Est-ce que Gilles Snowcat se laisserait aller à arpenter les chemins du rock progressif ?
‘Progressif’ est un mot dans lequel on peut mettre un peu tout et n’importe quoi. Je me verrais bien enregistrer "La Flûte Enchantée" de
Mozart avec une formation rock, peut-être que ça entre dans la définition de progressif. Mais sinon je suis plus intéressé par le groove, jouer quelque chose qui swingue subtilement, donc je laisse le prog-rock pur et dur à mes amis de Lunear, ils font ça très bien.
La durée de 34 minutes fait qu' une fois que l'album est terminé, on peut y retourner plus facilement...
Oui, la mode des albums de 70 minutes est passée, et c’est tant mieux. Même si j’ai moi aussi profité et abusé des possibilités du format CD à une époque, pour y caser le plus de musique possible… Mais c’était complètement indigeste.
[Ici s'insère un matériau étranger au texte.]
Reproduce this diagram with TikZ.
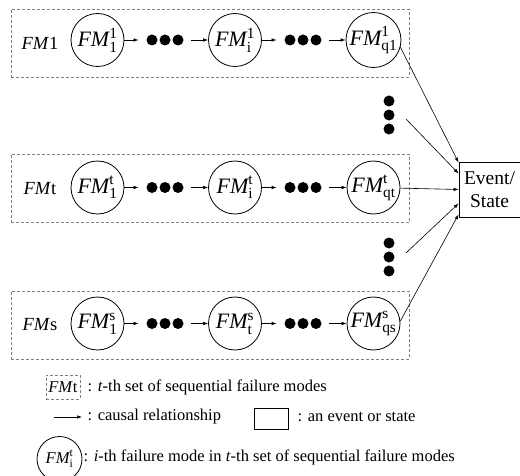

Rien ne vaut le format vinyle de 40 minutes maximum pour moi.
Comment allez-vous défendre cet album ? Aimez-vous jouer en France, chez votre voisin ?
Je vais le défendre comme je l’ai enregistré : avec ‘agak-agak’ (au feeling, comme on dit en Malaisie). Je ne sais pas encore sous quelle forme ni où je vais emmener les nouvelles chansons sur scène, mais je veux que ce soit un truc excitant, avec des cocktails, de l’improvisation, du groove, du swing… Peut-être en France, pourquoi pas ? Ou alors à Monaco, ce serait plus logique. Après ça je pourrai arrêter et me consacrer à rafistoler des vieilles Peugeot.